Once the Tories' surprise victory in the May 2015 general election was confirmed, it was time for Cameron to make on his pledge. During the next six months he toured EU capitals drumming up support for his planned renegotiation of Britain's membership of the bloc. By February, he had concluded the negotiations and unveiled what he had achieved — most controversially a so-called emergency brake on in-work benefits for EU migrants — and the campaign was on.
Cameron's future, and that of the future direction of the Conservative Party, rests on this decision. Win and his legacy is two terms in office — albeit one of those in coalition with the Liberal Democrats — and a 2-0 record in referendums; keeping the Scots in the United Kingdom and the United Kingdom in the EU. Lose and he is the man who bet the house on Remain and lost everything. It would take just 50 Tory MPs to force a confidence vote in his leadership.

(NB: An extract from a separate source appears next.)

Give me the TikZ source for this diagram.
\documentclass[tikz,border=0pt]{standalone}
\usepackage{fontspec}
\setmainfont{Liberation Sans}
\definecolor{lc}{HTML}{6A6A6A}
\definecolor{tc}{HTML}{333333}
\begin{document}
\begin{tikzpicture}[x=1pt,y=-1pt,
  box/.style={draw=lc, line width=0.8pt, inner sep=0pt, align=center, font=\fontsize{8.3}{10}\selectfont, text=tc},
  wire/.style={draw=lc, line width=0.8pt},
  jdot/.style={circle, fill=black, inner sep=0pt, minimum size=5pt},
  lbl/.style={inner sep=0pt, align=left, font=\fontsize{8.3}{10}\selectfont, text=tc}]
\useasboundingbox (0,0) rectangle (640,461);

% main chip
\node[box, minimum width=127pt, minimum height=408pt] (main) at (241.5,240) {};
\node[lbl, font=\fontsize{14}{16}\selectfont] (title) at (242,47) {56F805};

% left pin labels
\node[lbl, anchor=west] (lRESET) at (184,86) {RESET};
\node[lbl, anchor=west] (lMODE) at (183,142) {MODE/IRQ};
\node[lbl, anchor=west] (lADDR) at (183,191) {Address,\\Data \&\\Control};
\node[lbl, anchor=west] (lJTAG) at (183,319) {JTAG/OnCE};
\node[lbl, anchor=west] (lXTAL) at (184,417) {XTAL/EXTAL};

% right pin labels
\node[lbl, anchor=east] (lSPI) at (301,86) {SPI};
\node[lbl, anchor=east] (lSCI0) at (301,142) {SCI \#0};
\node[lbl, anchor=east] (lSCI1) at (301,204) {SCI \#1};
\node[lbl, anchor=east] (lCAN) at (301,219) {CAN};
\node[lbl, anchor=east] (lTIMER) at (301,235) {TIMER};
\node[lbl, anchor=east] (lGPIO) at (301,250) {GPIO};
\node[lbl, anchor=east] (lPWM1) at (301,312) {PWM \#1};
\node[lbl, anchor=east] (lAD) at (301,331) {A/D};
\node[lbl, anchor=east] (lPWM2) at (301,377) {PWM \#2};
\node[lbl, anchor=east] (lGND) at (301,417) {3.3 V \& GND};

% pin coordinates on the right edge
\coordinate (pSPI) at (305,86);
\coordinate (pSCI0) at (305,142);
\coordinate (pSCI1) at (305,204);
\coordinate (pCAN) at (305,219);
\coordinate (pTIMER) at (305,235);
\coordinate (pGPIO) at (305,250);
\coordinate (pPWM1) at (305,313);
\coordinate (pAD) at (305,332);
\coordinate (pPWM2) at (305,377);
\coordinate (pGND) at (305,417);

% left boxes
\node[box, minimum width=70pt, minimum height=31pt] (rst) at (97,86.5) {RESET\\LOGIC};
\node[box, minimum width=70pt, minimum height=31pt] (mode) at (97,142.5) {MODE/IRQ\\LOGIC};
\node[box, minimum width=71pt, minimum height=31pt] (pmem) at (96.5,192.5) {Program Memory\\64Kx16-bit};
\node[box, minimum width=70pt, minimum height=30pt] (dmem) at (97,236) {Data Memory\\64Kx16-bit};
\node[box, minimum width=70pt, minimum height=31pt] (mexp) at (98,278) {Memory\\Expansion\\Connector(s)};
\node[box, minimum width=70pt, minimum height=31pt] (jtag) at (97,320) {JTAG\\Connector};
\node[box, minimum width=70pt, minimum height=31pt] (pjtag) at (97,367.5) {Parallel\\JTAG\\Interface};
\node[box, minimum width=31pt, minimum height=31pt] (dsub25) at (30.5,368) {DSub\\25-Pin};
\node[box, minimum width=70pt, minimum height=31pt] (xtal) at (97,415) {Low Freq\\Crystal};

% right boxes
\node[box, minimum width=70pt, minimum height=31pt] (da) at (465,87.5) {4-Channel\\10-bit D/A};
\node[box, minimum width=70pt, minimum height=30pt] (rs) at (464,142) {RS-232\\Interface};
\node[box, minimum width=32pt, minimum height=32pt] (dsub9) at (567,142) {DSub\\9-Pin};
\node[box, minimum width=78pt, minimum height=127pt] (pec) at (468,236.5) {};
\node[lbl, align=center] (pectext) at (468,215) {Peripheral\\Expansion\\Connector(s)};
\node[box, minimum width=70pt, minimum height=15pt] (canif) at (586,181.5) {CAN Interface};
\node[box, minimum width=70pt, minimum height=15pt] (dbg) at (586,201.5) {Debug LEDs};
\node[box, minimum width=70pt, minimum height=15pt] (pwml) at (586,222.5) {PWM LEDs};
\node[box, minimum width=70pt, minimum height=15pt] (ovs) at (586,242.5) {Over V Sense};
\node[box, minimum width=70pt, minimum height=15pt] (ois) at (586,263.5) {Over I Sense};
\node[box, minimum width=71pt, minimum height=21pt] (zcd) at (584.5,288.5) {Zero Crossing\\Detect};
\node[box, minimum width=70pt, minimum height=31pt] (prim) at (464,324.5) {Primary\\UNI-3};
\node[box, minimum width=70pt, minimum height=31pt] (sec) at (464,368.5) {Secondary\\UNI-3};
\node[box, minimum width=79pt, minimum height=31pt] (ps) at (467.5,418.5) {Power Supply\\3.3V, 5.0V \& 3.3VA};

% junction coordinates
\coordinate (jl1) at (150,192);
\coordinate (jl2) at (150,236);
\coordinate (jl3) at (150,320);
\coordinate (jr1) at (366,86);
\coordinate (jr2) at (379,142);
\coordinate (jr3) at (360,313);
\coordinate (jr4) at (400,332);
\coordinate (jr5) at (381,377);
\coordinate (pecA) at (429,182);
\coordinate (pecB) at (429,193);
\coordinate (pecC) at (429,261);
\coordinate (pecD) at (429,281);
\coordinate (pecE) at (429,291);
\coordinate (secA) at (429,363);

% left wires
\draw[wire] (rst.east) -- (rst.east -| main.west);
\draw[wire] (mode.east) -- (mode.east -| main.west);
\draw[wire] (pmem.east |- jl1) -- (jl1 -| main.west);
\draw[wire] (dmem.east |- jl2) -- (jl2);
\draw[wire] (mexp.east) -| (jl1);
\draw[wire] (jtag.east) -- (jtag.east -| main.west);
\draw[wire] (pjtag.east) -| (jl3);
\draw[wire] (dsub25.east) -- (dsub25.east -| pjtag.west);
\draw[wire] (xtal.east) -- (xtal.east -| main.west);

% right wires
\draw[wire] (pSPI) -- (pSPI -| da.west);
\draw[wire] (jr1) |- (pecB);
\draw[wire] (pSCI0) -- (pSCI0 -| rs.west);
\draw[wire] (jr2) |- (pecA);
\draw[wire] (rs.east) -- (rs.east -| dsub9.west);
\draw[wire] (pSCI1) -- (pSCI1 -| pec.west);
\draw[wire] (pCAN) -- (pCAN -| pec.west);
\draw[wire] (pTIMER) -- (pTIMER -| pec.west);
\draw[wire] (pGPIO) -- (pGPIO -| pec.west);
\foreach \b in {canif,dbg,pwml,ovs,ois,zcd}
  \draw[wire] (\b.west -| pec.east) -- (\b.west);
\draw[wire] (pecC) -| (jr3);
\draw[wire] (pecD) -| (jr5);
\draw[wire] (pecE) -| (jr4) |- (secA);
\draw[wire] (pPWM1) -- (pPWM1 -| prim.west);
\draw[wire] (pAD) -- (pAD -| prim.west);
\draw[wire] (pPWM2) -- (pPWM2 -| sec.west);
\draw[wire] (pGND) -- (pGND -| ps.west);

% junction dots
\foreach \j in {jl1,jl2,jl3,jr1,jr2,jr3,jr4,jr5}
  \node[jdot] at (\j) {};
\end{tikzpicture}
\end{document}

As Cameron has already said he won't stand for a third term in office, the best he could hope for would being forced into naming the date of his departure (an ignominy suffered by Tony Blair) and being a lame — if not sitting — duck for the remainder of his time in Downing Street.
The ramifications for the Tories go much wider than Cameron. For a long time it has been seen as a three-horse as to who will step into Cameron's shoes: George Osborne, Theresa May, Boris Johnson. For many political commentators, Osborne has already been unseated by his mount after threatening a "punishment" budget in the event of a Leave vote.
Johnson's future is tied to the referendum result. Win and he would be the hot favorite for the top job. Lose and he looks even more foolish than his critics claim he is at the best of times.
That leaves May, whose relative silence looks to have been a clever move. Widely predicted to back Leave, she went the other way but was hardly glowing in her praise for the EU. Since then, she's been missing in action.
Whatever happens Friday morning, the upheaval is not over. Far from it.